The comments from Phil Sweet and sumelic match my intuitive sense of the words and the definitions in my dictionary (Summary: impair = to weaken; impede = to obstruct).
It's a clean distinction in theory. A car that is blocked by a boulder in the road is clearly impeded and not impaired. But in practice, I think it can be muddy, esp. as you get more metaphorical. If I have Parkinson's disease and can't go up stairs, that could be seen as a weakness, but the disease itself can also be seen as an obstacle. If I have to fight with one hand tied behind my back, am I impaired or impeded? I would say both. I think a "weakness" can be seen as a sub-type of "obstacle," so you may need to choose one word or the other based on whether you wish to emphasize the weakness of the person trying to do something, or the strength of the thing in her way.

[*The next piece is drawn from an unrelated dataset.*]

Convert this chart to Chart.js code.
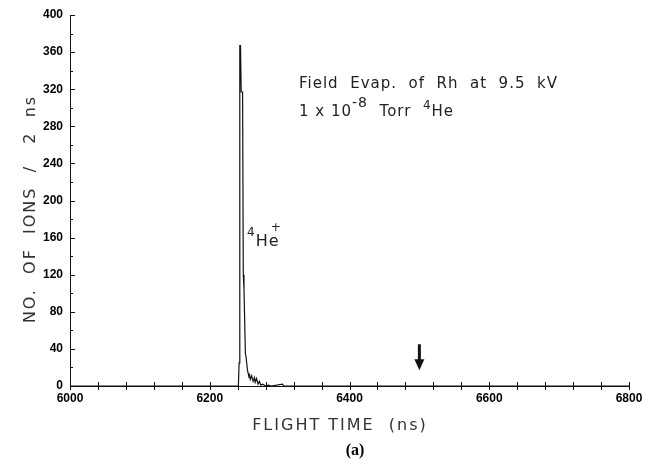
<!DOCTYPE html>
<html>
<head>
<meta charset="utf-8">
<script src="https://cdn.jsdelivr.net/npm/chart.js@4.4.1/dist/chart.umd.min.js"></script>
<style>
  html, body { margin: 0; padding: 0; background: #fff; }
  #wrap { width: 654px; height: 470px; }
</style>
</head>
<body>
<div id="wrap"><canvas id="tof" width="654" height="470"></canvas></div>
<script>
// flight time (ns) and ion counts per 2 ns bin
const flightTime = [6000, 6241, 6242, 6243, 6244, 6245, 6247, 6248, 6249, 6250, 6251, 6252,
  6254, 6256, 6257, 6258, 6260, 6262, 6264, 6265, 6267, 6269, 6271, 6273, 6276, 6280,
  6284, 6288, 6304, 6306, 6800];
const ionCounts = [0, 0, 25, 367, 367, 317, 317, 120, 105, 70, 35, 31,
  17, 10, 12, 7, 11, 5, 9, 4, 8, 2, 5, 1, 2, 0,
  1, 0, 2, 0, 0];

// labelled ticks
const xTickLabels = [6000, 6200, 6400, 6600, 6800];
const yTickLabels = [0, 40, 80, 120, 160, 200, 240, 280, 320, 360, 400];

// the down arrow marks this flight time
const arrowAt = 6500;

const ink = '#111';

const decor = {
  id: 'decor',
  afterDraw(chart) {
    const ctx = chart.ctx;
    const xs = chart.scales.x, ys = chart.scales.y;
    const area = chart.chartArea;
    ctx.save();
    ctx.strokeStyle = ink;
    ctx.fillStyle = ink;
    ctx.lineWidth = 1;

    //x ticks cross the axis
    xs.ticks.forEach(t => {
      const px = Math.round(xs.getPixelForValue(t.value)) + 0.5;
      ctx.beginPath();
      ctx.moveTo(px, area.bottom - 4);
      ctx.lineTo(px, area.bottom + 4);
      ctx.stroke();
    });

    //y ticks point into the plot
    ys.ticks.forEach(t => {
      const py = Math.round(ys.getPixelForValue(t.value)) + 0.5;
      const len = yTickLabels.includes(t.value) ? 5 : 3;
      ctx.beginPath();
      ctx.moveTo(area.left, py);
      ctx.lineTo(area.left + len, py);
      ctx.stroke();
    });

    //arrow
    const ax = xs.getPixelForValue(arrowAt);
    const top = ys.getPixelForValue(45), tip = ys.getPixelForValue(17);
    ctx.fillRect(ax - 1.5, top, 3, tip - top - 8);
    ctx.beginPath();
    ctx.moveTo(ax - 5, tip - 11);
    ctx.lineTo(ax + 5, tip - 11);
    ctx.lineTo(ax, tip);
    ctx.closePath();
    ctx.fill();

    //text
    ctx.fillStyle = '#222';
    ctx.textBaseline = 'alphabetic';
    ctx.textAlign = 'left';
    ctx.letterSpacing = '1px';
    ctx.font = '15px "DejaVu Sans"';
    ctx.fillText('Field  Evap.  of  Rh  at  9.5  kV', 299, 88);

    let x = 299;
    const put = (s, font, dy) => {
      ctx.font = font;
      ctx.fillText(s, x, 116 + dy);
      x += ctx.measureText(s).width;
    };
    put('1 x 10', '15px "DejaVu Sans"', 0);
    put('-8', '14px "DejaVu Sans"', -9);
    put('  Torr  ', '15px "DejaVu Sans"', 0);
    put('4', '12px "DejaVu Sans"', -7);
    put('He', '15px "DejaVu Sans"', 0);

    //peak label
    x = 247;
    ctx.font = '12px "DejaVu Sans"';
    ctx.fillText('4', x, 236);
    x += ctx.measureText('4').width;
    ctx.font = '16px "DejaVu Sans"';
    ctx.fillText('He', x, 246);
    ctx.font = '12px "DejaVu Sans"';
    ctx.fillText('+', x + 15, 231);

    //axis titles
    ctx.font = '16px "DejaVu Sans"';
    ctx.letterSpacing = '2px';
    ctx.textAlign = 'center';
    ctx.fillStyle = '#333';
    ctx.fillText('FLIGHT TIME  (ns)', 340, 430);
    ctx.save();
    ctx.translate(35, 209);
    ctx.rotate(-Math.PI / 2);
    ctx.fillText('NO.  OF  IONS  /   2  ns', 0, 0);
    ctx.restore();

    ctx.letterSpacing = '0px';
    ctx.fillStyle = '#000';
    ctx.font = 'bold 16px "Liberation Serif"';
    ctx.fillText('(a)', 355, 455);
    ctx.restore();
  }
};

const ctx = document.getElementById('tof').getContext('2d');
new Chart(ctx, {
  type: 'line',
  data: {
    datasets: [{
      data: flightTime.map((t, i) => ({ x: t, y: ionCounts[i] })),
      borderColor: ink,
      borderWidth: 1.2,
      pointRadius: 0,
      tension: 0,
      fill: false
    }]
  },
  options: {
    responsive: false,
    animation: false,
    layout: { padding: { left: 0, right: 25, top: 15, bottom: 0 } },
    plugins: { legend: { display: false }, tooltip: { enabled: false } },
    scales: {
      x: {
        type: 'linear',
        min: 6000,
        max: 6800,
        grid: { display: false, drawTicks: false },
        border: { display: true, color: ink, width: 1 },
        ticks: {
          stepSize: 40,
          autoSkip: false,
          maxTicksLimit: 100,
          maxRotation: 0,
          padding: 5,
          color: '#000',
          font: { family: '"Liberation Sans"', size: 12, weight: 'bold' },
          callback: v => xTickLabels.includes(v) ? String(v) : ''
        },
        afterFit: s => { s.height = 84; }
      },
      y: {
        min: 0,
        max: 400,
        grid: { display: false, drawTicks: false },
        border: { display: true, color: ink, width: 1 },
        ticks: {
          stepSize: 20,
          autoSkip: false,
          maxTicksLimit: 100,
          padding: 7,
          color: '#000',
          font: { family: '"Liberation Sans"', size: 12, weight: 'bold' },
          callback: v => yTickLabels.includes(v) ? String(v) : ''
        },
        afterFit: s => { s.width = 70; }
      }
    }
  },
  plugins: [decor]
});
</script>
</body>
</html>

The example is interesting, though. It seems metaphorical, and I can see either sense: A procedure (law, rule, etc) may "weaken" me by not allowing me to use certain capabilities. Or the procedure itself may be seen as an obstacle standing in my way.
This is very subjunctive, but I think "procedural impediments" is less likely to be misunderstood. "Procedural impairments" may be taken to mean bad wording that make the procedure itself less effective; e.g., loopholes.
Either way, to answer the question, I don't see the difference as related to the abstract/concrete distinction.